When I would come over to his apartment, he would make sure he had juice in the fridge in case I went low. He was always really understanding when I said I didn’t feel good. Things weren’t always easy though. When my blood sugar is high, I can be really snippy and mean. I know I get like this, but at the time it’s hard to control. We have gotten into quite a few fights when my sugar was high!
We went on our first vacation together after we had been dating for 6 or 7 months. One night during our vacation, I had a bad low blood sugar. I still remember the terrified look on his face! He just sat there helplessly, watching me lay on the bed waiting for the juice to kick in.
Back when we were dating, my Diabetes wasn’t very well controlled. Because of this, my blood sugar was high way too often! Chris would say, “You are being crabby!” He knew I couldn’t completely control it, so he tried to be as nice as possible to let me know I wasn’t being very nice! Haha poor Chris! So, every time my sugar was high he would call me crabby. The name kind of stuck! Now, he calls me crabby all the time, whether I’m being moody or not. 😉
Then, one day I started calling him crabby too. So, that’s basically what we call each other now. I have been crabby for almost 9 years now! 🙂
Well, even though Chris put up with a lot of crap from me over the years, he still decided he wanted to marry me! We got married on June 11, 2011.

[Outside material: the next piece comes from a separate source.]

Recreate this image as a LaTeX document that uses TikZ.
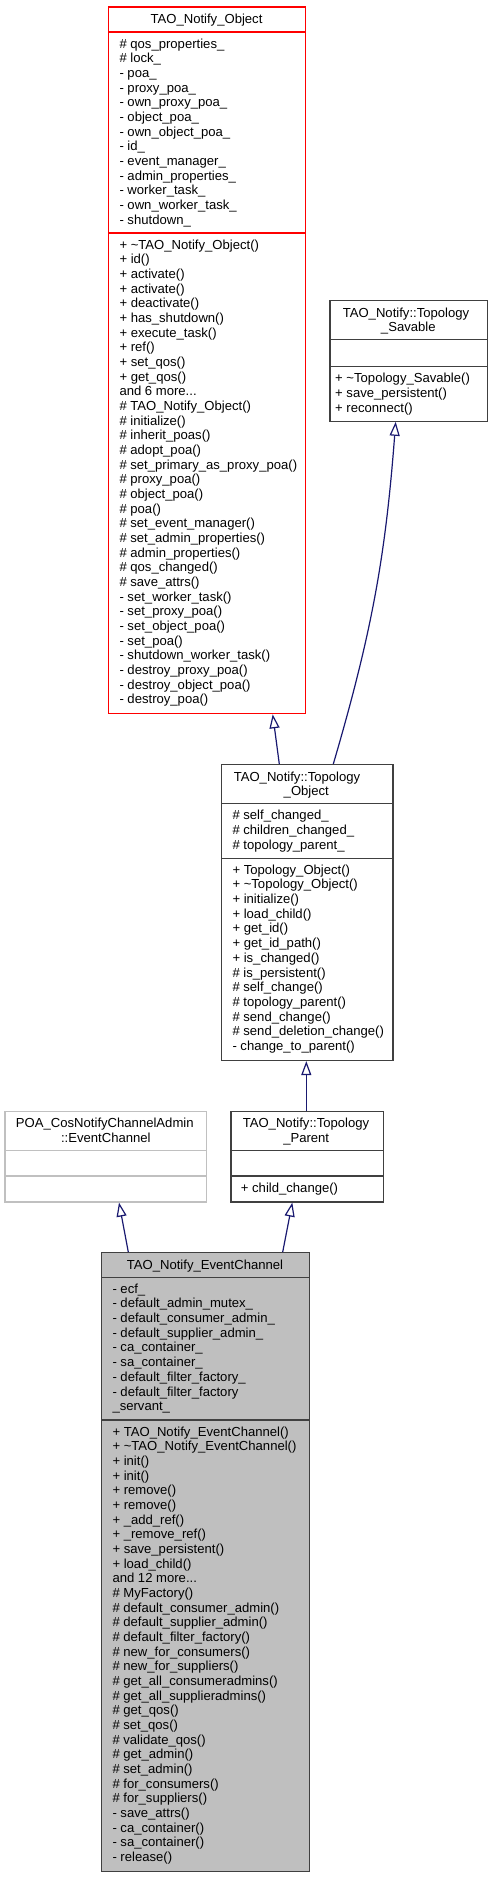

Marriage isn’t easy to begin with, but when you add a chronic illness into the mix, it’s even harder. There has been plenty of times over the last 9 years we have been together that Diabetes has gotten in the way.
Sometimes I struggle with feeling like a burden. Diabetes is an expensive disease, and I feel bad for how much everything costs. I have been a stay at home mom since my son was born almost 4 1/2 years ago, so I don’t contribute anything financially right now. It’s hard not to feel guilty! It’s staggering to think about how much money we would have if I didn’t have Type 1.
Chris has had to help me more times than I can count because of low blood sugars. He has had to leave work a few times to rescue me too (I think that has only happened 2 or 3 times in the last 9 years though!) Diabetes is a constant worry, and it’s always in the back of both of our minds. Diabetes is like the third wheel in our relationship!
A high risk pregnancy is stressful as well. It took a toll on both of us! I think in some ways Type 1 makes our marriage stronger, because we go through so much together. We both know that Type 1 can be devastating, and result in awful complications. It makes us realize what is important in life, and not worry about the little things.
I really lucked out marrying such an amazing man. Chris has put up with so much over the years, and I am so thankful that he has stayed by my side. I couldn’t have asked for a better partner.
He is there for me during middle of the night lows, he loves me through all my highs, and he is there for me when I need a shoulder to cry on. He also works hard so I can afford all of my Diabetes supplies.
I will never take him for granted, because he is one of the best things that has ever happened to me. I feel grateful for him every single day. It’s easy to get wrapped up in my feelings, and how Type 1 makes me feel, but I need to see things from his point of view as well. I’m sure it’s not easy watching me struggle, or feel like crap all the time. It’s probably really difficult sitting and waiting out a bad low blood sugar knowing that there is nothing he can do.
Spouses of Type 1 Diabetics deserve a LOT of credit! He goes through as much as I do, just in a different way.
9 years ago, I was hesitant to get into another relationship, because it seemed like too much work. Let me tell you, I am SO glad that I gave it a chance. Chris fell in love with me, despite my Diabetes. He continues to amaze me every day, and I’m so glad we found each other!